Starting with those simple inquiries can open up an entire world of you that you had no idea was there.

You need to let go of the old things that no longer serve you in order to make room for the new. This is tough. This may mean you spend less time with certain friends, people may *gasp* notice that you are different now. They may make a comment about it. To you. And you may have to respond. (!)

And then – you realize, that people still do accept you. True friends will still be true friends. The important things in your life will stay. The things that no longer serve you, whether it be relationships, things, careers, will fade.

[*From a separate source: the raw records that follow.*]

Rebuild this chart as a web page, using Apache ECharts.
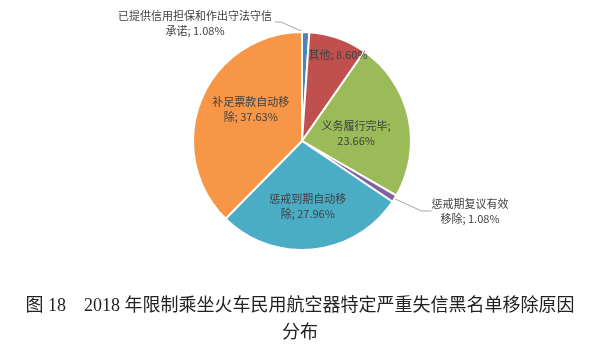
<!DOCTYPE html>
<html>
<head>
<meta charset="utf-8">
<script src="https://cdn.jsdelivr.net/npm/echarts@6/dist/echarts.min.js"></script>
<style>
  html, body { margin: 0; padding: 0; background: #ffffff; }
  #chart { width: 600px; height: 345px; }
</style>
</head>
<body>
<div id="chart"></div>
<script>
// Removal reasons and their shares (%)
const categories = [
  '已提供信用担保和作出守法守信承诺',
  '其他',
  '义务履行完毕',
  '惩戒期复议有效移除',
  '惩戒到期自动移除',
  '补足票款自动移除'
];
const shares = [1.08, 8.60, 23.66, 1.08, 27.96, 37.63];

// Where each label's text wraps onto a second line (character index, 0 = no wrap)
const wrapAt = [14, 0, 7, 7, 7, 7];

// Office-style palette
const sliceColors = ['#4F81BD', '#C0504D', '#9BBB59', '#8064A2', '#4BACC6', '#F79646'];

const captionLines = [
  '图 18　2018 年限制乘坐火车民用航空器特定严重失信黑名单移除原因',
  '分布'
];

// Thin slices get their labels outside the pie with a leader line
const outsideSlices = [0, 3];
// Inside labels are nudged away from the default mid-radius spot
const insideNudge = { 1: [17, -32], 2: [-2, 5], 4: [0, 8], 5: [2, -10] };
// Anchor points for the outside labels
const outsideAnchor = { 0: [195, 23], 3: [470, 211] };

function labelText(p) {
  const full = p.name + '; ' + p.value.toFixed(2) + '%';
  const k = wrapAt[p.dataIndex];
  if (!k) return full;
  return full.slice(0, k) + '\n' + full.slice(k).replace(/^\s+/, '');
}

const chart = echarts.init(document.getElementById('chart'), null, { renderer: 'canvas' });

chart.setOption({
  backgroundColor: '#ffffff',
  animation: false,
  title: {
    text: captionLines.join('\n'),
    left: 'center',
    top: 288,
    textStyle: {
      fontFamily: "'Liberation Serif', 'Noto Sans CJK SC'",
      fontSize: 18,
      fontWeight: 'normal',
      color: '#222222',
      lineHeight: 27
    }
  },
  series: [{
    type: 'pie',
    center: [302, 141],
    radius: 109,
    startAngle: 90,
    clockwise: true,
    avoidLabelOverlap: false,
    itemStyle: { borderColor: '#ffffff', borderWidth: 2 },
    label: {
      formatter: labelText,
      fontFamily: "'Noto Sans CJK SC', sans-serif",
      fontSize: 11,
      color: '#404040',
      lineHeight: 15,
      align: 'center'
    },
    labelLine: {
      lineStyle: { color: '#a6a6a6', width: 1 }
    },
    labelLayout: function (params) {
      const i = params.dataIndex;
      if (outsideAnchor[i]) {
        const ax = outsideAnchor[i][0];
        const ay = outsideAnchor[i][1];
        const w = params.labelRect.width;
        const r = params.rect;
        const out = { x: ax, y: ay, align: 'center', verticalAlign: 'middle' };
        if (i === 0) {
          // leader runs from the top of the thin slice back to the label's right end
          out.labelLinePoints = [
            [r.x + r.width / 2, r.y + 2],
            [ax + w / 2 + 9, ay - 1],
            [ax + w / 2 + 3, ay - 1]
          ];
        }
        return out;
      }
      const n = insideNudge[i] || [0, 0];
      return { dx: n[0], dy: n[1] };
    },
    data: categories.map(function (name, i) {
      const outside = outsideSlices.indexOf(i) >= 0;
      return {
        name: name,
        value: shares[i],
        itemStyle: { color: sliceColors[i] },
        label: { position: outside ? 'outside' : 'inside' },
        labelLine: { show: outside, length: 10, length2: 10 }
      };
    })
  }]
});
</script>
</body>
</html>
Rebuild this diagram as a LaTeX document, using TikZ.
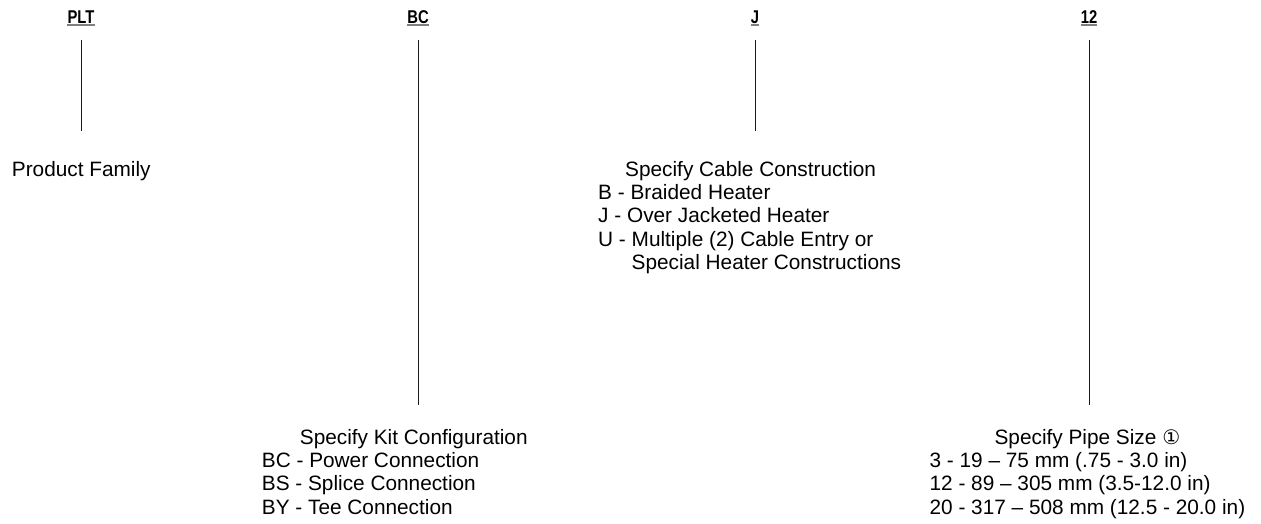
\documentclass[tikz,border=0pt]{standalone}
\usepackage{fontspec}
\setmainfont{Liberation Sans}
\newfontfamily\codefont[FakeStretch=0.8]{Liberation Sans}
\newfontfamily\symfont{DejaVu Sans}
\usetikzlibrary{positioning}
\definecolor{LeadBlack}{HTML}{1A1A1A}
\definecolor{RuleGray}{HTML}{7F7F7F}

\begin{document}
\begin{tikzpicture}[x=1pt, y=-1pt,
    code/.style={font=\codefont\bfseries\fontsize{18.5}{20}\selectfont, inner sep=0pt, anchor=base},
    desc/.style={font=\fontsize{20.8}{23.4}\selectfont, inner sep=0pt, anchor=base west, align=left},
    lead/.style={LeadBlack, line width=1pt, shorten <=16.7pt}]
  \useasboundingbox (0,0) rectangle (1261,523);
  % part number fields
  \node[code] (plt) at (81,23.3) {PLT};
  \node[code] (bc) at (418,23.3) {BC};
  \node[code] (jkt) at (755,23.3) {J};
  \node[code] (size) at (1089,23.3) {12};
  \foreach \n in {plt,bc,jkt,size}
    \draw[RuleGray, line width=2pt] ([yshift=-1.7pt]\n.south west) -- ([yshift=-1.7pt]\n.south east);
  % descriptions (placed at the baseline of their last line)
  \node[desc] (fam) at (11.7,176) {Product Family};
  \node[desc] (cable) at (598,269.6) {\hspace*{27pt}Specify Cable Construction\\
    B - Braided Heater\\
    J - Over Jacketed Heater\\
    U - Multiple (2) Cable Entry or\\
    \phantom{U - }Special Heater Constructions};
  \node[desc] (kit) at (261.7,514.2) {\hspace*{38pt}Specify Kit Configuration\\
    BC - Power Connection\\
    BS - Splice Connection\\
    BY - Tee Connection};
  \node[desc] (pipe) at (929.4,514.2) {\hspace*{65pt}Specify Pipe Size \smash{\symfont\fontsize{20}{20}\selectfont ①}\\
    3 - 19 -- 75 mm (.75 - 3.0 in)\\
    12 - 89 -- 305 mm (3.5-12.0 in)\\
    20 - 317 -- 508 mm (12.5 - 20.0 in)};
  % leaders
  \draw[lead, shorten >=29.7pt] (plt.south) -- (plt.south |- fam.north);
  \draw[lead, shorten >=29.7pt] (jkt.south) -- (jkt.south |- cable.north);
  \draw[lead, shorten >=23.7pt] (bc.south) -- (bc.south |- kit.north);
  \draw[lead, shorten >=23.7pt] (size.south) -- (size.south |- pipe.north);
\end{tikzpicture}
\end{document}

Everything changes around us. The leaves, the air, the people, the weather, the buildings, the dirt, every.thing. I encourage you to embrace that change within yourself. See what’s happening in there. Spend some time in the bathtub, for god’s sake, with some candles, some eucalyptus sea salts, maybe even some bubble bath, and tea. Tea is critical to any process of self discovery.

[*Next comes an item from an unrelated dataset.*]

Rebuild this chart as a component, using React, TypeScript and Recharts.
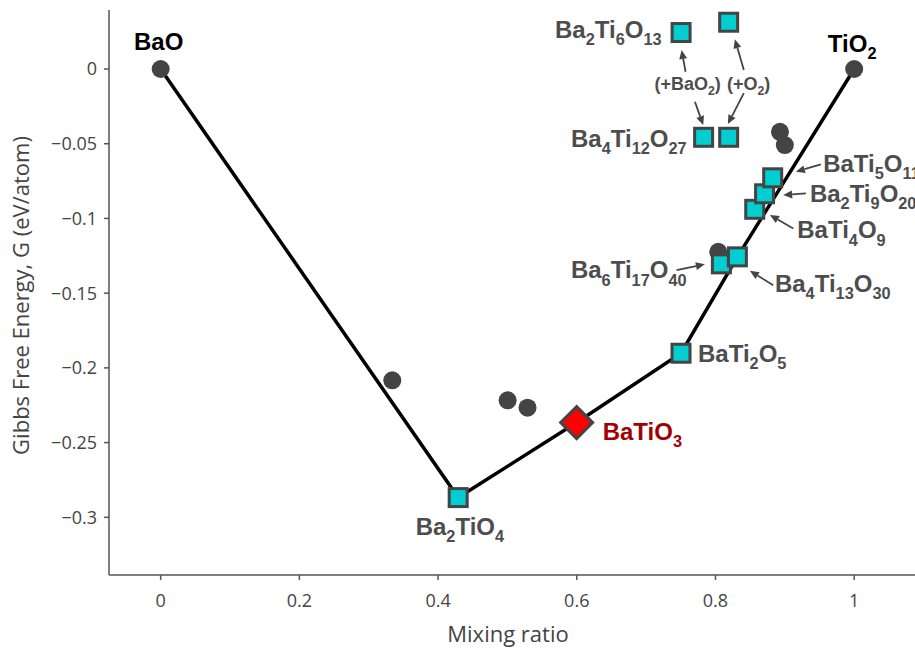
import React from "react";
import { ComposedChart, Scatter, XAxis, YAxis, ReferenceDot } from "recharts";

// convex hull (stable phases), ordered by mixing ratio
const hullNames = ["BaO", "Ba2TiO4", "BaTiO3", "BaTi2O5", "Ba4Ti13O30", "TiO2"];
const hullX = [0, 0.429, 0.5998, 0.7503, 0.8316, 1];
const hullG = [0, -0.2868, -0.2366, -0.1902, -0.1257, 0];

// end members + unlabeled phases (grey circles)
const circleNames = ["BaO", "TiO2", "c1", "c2", "c3", "c4", "c5", "c6"];
const circleX = [0, 1, 0.334, 0.5003, 0.529, 0.804, 0.893, 0.9];
const circleG = [0, 0, -0.2083, -0.2217, -0.2266, -0.1223, -0.042, -0.0509];

// Ba-Ti-O compounds (cyan squares)
const squareNames = [
  "Ba2TiO4", "BaTi2O5", "Ba6Ti17O40", "Ba4Ti13O30", "BaTi4O9", "Ba2Ti9O20",
  "BaTi5O11", "Ba4Ti12O27", "Ba4Ti12O27b", "Ba2Ti6O13", "Ba2Ti6O13b",
];
const squareX = [0.429, 0.7503, 0.8085, 0.8316, 0.8566, 0.8708, 0.8825, 0.7829, 0.819, 0.7504, 0.819];
const squareG = [-0.2868, -0.1902, -0.1304, -0.1257, -0.0939, -0.0835, -0.0728, -0.0457, -0.0457, 0.0244, 0.0313];

// target phase (red diamond)
const targetNames = ["BaTiO3"];
const targetX = [0.5998];
const targetG = [-0.2366];

const xTicks = [0, 0.2, 0.4, 0.6, 0.8, 1];
const yTicks = [-0.3, -0.25, -0.2, -0.15, -0.1, -0.05, 0];

const zip = (names: string[], xs: number[], gs: number[]) =>
  names.map((name, i) => ({ name, x: xs[i], g: gs[i] }));

const hull = zip(hullNames, hullX, hullG);
const circles = zip(circleNames, circleX, circleG);
const squares = zip(squareNames, squareX, squareG);
const targets = zip(targetNames, targetX, targetG);

const lookup: Record<string, { x: number; g: number }> = {};
[...circles, ...squares, ...targets].forEach((p) => (lookup[p.name] = p));

const GREY = "#444";
const LABEL = "#4d4d4d";

// annotation text, placed in px relative to the marker it belongs to
const labels = [
  { at: "BaO", text: "BaO", dx: -2, dy: -19, anchor: "middle", color: "#000", size: 24 },
  { at: "TiO2", text: "TiO_2", dx: -2, dy: -17, anchor: "middle", color: "#000", size: 24 },
  { at: "Ba2Ti6O13", text: "Ba_2Ti_6O_13", dx: -19.5, dy: 5, anchor: "end", color: LABEL, size: 24 },
  { at: "Ba2Ti6O13", text: "(+BaO_2)", dx: 6.5, dy: 57.5, anchor: "middle", color: LABEL, size: 18 },
  { at: "Ba2Ti6O13b", text: "(+O_2)", dx: 20, dy: 67.5, anchor: "middle", color: LABEL, size: 18 },
  { at: "Ba4Ti12O27", text: "Ba_4Ti_12O_27", dx: -17, dy: 9.5, anchor: "end", color: LABEL, size: 24 },
  { at: "BaTi5O11", text: "BaTi_5O_11", dx: 50.5, dy: -6, anchor: "start", color: LABEL, size: 24 },
  { at: "Ba2Ti9O20", text: "Ba_2Ti_9O_20", dx: 45.3, dy: 8, anchor: "start", color: LABEL, size: 24 },
  { at: "BaTi4O9", text: "BaTi_4O_9", dx: 42.5, dy: 29, anchor: "start", color: LABEL, size: 24 },
  { at: "Ba6Ti17O40", text: "Ba_6Ti_17O_40", dx: -34.8, dy: 14.5, anchor: "end", color: LABEL, size: 24 },
  { at: "Ba4Ti13O30", text: "Ba_4Ti_13O_30", dx: 37.5, dy: 35, anchor: "start", color: LABEL, size: 24 },
  { at: "BaTi2O5", text: "BaTi_2O_5", dx: 17, dy: 9, anchor: "start", color: LABEL, size: 24 },
  { at: "BaTiO3", text: "BaTiO_3", dx: 26, dy: 17, anchor: "start", color: "#a00000", size: 24 },
  { at: "Ba2TiO4", text: "Ba_2TiO_4", dx: 1.7, dy: 37.7, anchor: "middle", color: LABEL, size: 24 },
];

// arrows: tail (from) -> head (to), px relative to the marker
const arrows = [
  { at: "Ba2Ti6O13", from: [4.5, 39.2], to: [0.5, 17.5] },
  { at: "Ba4Ti12O27", from: [-8.7, -35.5], to: [-0.4, -12.2] },
  { at: "Ba2Ti6O13b", from: [15.2, 47.7], to: [6.2, 17] },
  { at: "Ba4Ti12O27b", from: [15.2, -44.2], to: [-0.8, -13.2] },
  { at: "BaTi5O11", from: [48.2, -13.4], to: [23.2, -6] },
  { at: "Ba2Ti9O20", from: [41.3, -0.4], to: [18.6, 1.3] },
  { at: "BaTi4O9", from: [38.5, 19.1], to: [15.2, 5.8] },
  { at: "Ba6Ti17O40", from: [-44.8, 6.2], to: [-16.5, 0.5] },
  { at: "Ba4Ti13O30", from: [35.8, 28.3], to: [12.5, 14] },
];

function Formula({ x, y, text, size, color, anchor }: any) {
  const parts = text.split(/(_\d+)/).filter(Boolean);
  const shift = size * 0.3;
  let cur = 0;
  return (
    <text
      x={x}
      y={y}
      textAnchor={anchor}
      fontFamily="'Liberation Sans', Arial, sans-serif"
      fontWeight="bold"
      fontSize={size}
      fill={color}
    >
      {parts.map((p: string, i: number) => {
        const sub = p.startsWith("_");
        const target = sub ? shift : 0;
        const dy = target - cur;
        cur = target;
        return (
          <tspan key={i} dy={dy} fontSize={sub ? size * 0.68 : size}>
            {sub ? p.slice(1) : p}
          </tspan>
        );
      })}
    </text>
  );
}

function Arrow({ cx, cy, from, to }: any) {
  const x1 = cx + from[0];
  const y1 = cy + from[1];
  const x2 = cx + to[0];
  const y2 = cy + to[1];
  const a = Math.atan2(y2 - y1, x2 - x1);
  const c = Math.cos(a);
  const s = Math.sin(a);
  const bx = x2 - 9 * c;
  const by = y2 - 9 * s;
  return (
    <g>
      <line x1={x1} y1={y1} x2={bx} y2={by} stroke={GREY} strokeWidth={1.8} />
      <polygon
        points={`${x2},${y2} ${bx - 4 * s},${by + 4 * c} ${bx + 4 * s},${by - 4 * c}`}
        fill={GREY}
      />
    </g>
  );
}

const fmt = (v: number) => (v === 0 ? "0" : v < 0 ? "\u2212" + String(Math.abs(v)) : String(v));

const tickStyle = { fill: GREY, fontSize: 18, fontFamily: "'Open Sans', sans-serif" };

export default function App() {
  return (
    <div style={{ position: "absolute", left: 0, top: 0 }}>
      <ComposedChart width={915} height={654} margin={{ top: 10, right: 0, bottom: 0, left: 0 }}>
        <XAxis
          type="number"
          dataKey="x"
          domain={[-0.0745, 1.0877]}
          ticks={xTicks}
          allowDataOverflow
          height={79}
          tickSize={5}
          tickMargin={14}
          tick={tickStyle}
          tickFormatter={fmt}
          stroke="#555"
          strokeWidth={1.5}
          label={{
            content: ({ viewBox }: any) => (
              <text
                x={viewBox.x + viewBox.width / 2 - 4}
                y={viewBox.y + 67}
                textAnchor="middle"
                fill={GREY}
                fontSize={22}
                fontFamily="'Open Sans', sans-serif"
              >
                Mixing ratio
              </text>
            ),
          }}
        />
        <YAxis
          type="number"
          dataKey="g"
          domain={[-0.3386, 0.03948]}
          ticks={yTicks}
          allowDataOverflow
          width={109}
          tickSize={5}
          tickMargin={7}
          tick={tickStyle}
          tickFormatter={fmt}
          stroke="#555"
          strokeWidth={1.5}
          label={{
            content: ({ viewBox }: any) => {
              const x = viewBox.x + 29;
              const y = viewBox.y + viewBox.height / 2 + 3;
              return (
                <text
                  x={x}
                  y={y}
                  transform={`rotate(-90, ${x}, ${y})`}
                  textAnchor="middle"
                  fill={GREY}
                  fontSize={22}
                  fontFamily="'Open Sans', sans-serif"
                >
                  Gibbs Free Energy, G (eV/atom)
                </text>
              );
            },
          }}
        />
        <Scatter
          data={hull}
          line={{ stroke: "#000", strokeWidth: 3.5 }}
          shape={() => <g />}
          isAnimationActive={false}
          legendType="none"
        />
        <Scatter
          data={circles}
          shape={(p: any) => <circle cx={p.cx} cy={p.cy} r={9} fill={GREY} />}
          isAnimationActive={false}
          legendType="none"
        />
        <Scatter
          data={squares}
          shape={(p: any) => (
            <rect x={p.cx - 9} y={p.cy - 9} width={18} height={18} fill="#00ced1" stroke={GREY} strokeWidth={3} />
          )}
          isAnimationActive={false}
          legendType="none"
        />
        <Scatter
          data={targets}
          shape={(p: any) => (
            <polygon
              points={`${p.cx},${p.cy - 16} ${p.cx + 16},${p.cy} ${p.cx},${p.cy + 16} ${p.cx - 16},${p.cy}`}
              fill="#ff0000"
              stroke={GREY}
              strokeWidth={3}
            />
          )}
          isAnimationActive={false}
          legendType="none"
        />
        {arrows.map((a, i) => (
          <ReferenceDot
            key={"a" + i}
            x={lookup[a.at].x}
            y={lookup[a.at].g}
            r={0}
            ifOverflow="visible"
            shape={(p: any) => <Arrow cx={p.cx} cy={p.cy} from={a.from} to={a.to} />}
          />
        ))}
        {labels.map((l, i) => (
          <ReferenceDot
            key={"l" + i}
            x={lookup[l.at].x}
            y={lookup[l.at].g}
            r={0}
            ifOverflow="visible"
            shape={(p: any) => (
              <Formula x={p.cx + l.dx} y={p.cy + l.dy} text={l.text} size={l.size} color={l.color} anchor={l.anchor} />
            )}
          />
        ))}
      </ComposedChart>
    </div>
  );
}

By letting go of the old, I’ve found a new, more fulfilling life. I give so much more. I teach yoga. Like, I fucking teach people yoga, like a yoga teacher, in front of a room, using my words, my body to guide people through an hour long class. I’ve taught people to stand on their heads. I still can’t believe it, sometimes.

I’m gentle with myself, I know how to read my body and mind more, I’m so much less stressed, I meditate. I switched jobs, and carved out flexibility that allows me more time to work on me; time for this self exploration. I sing more, I dance more, I write more, I’ve found a new world.

At the same time, I’m still me. I have the same parents, most of the same friends, with some new amazing ones I’ve become close with, my taste in music has changed but I still love my Spotify like no other. I’m happy. I’m calmer.

I notice the leaves and the trees. I notice that everyone around me is looking for happiness, just like me.  

Our deepest fear is not that we are inadequate. Our deepest fear is that we are powerful beyond measure. It is our light, not our darkness that most frightens us. We ask ourselves, who am I to be brilliant, gorgeous, talented, fabulous? Actually, who are you not to be?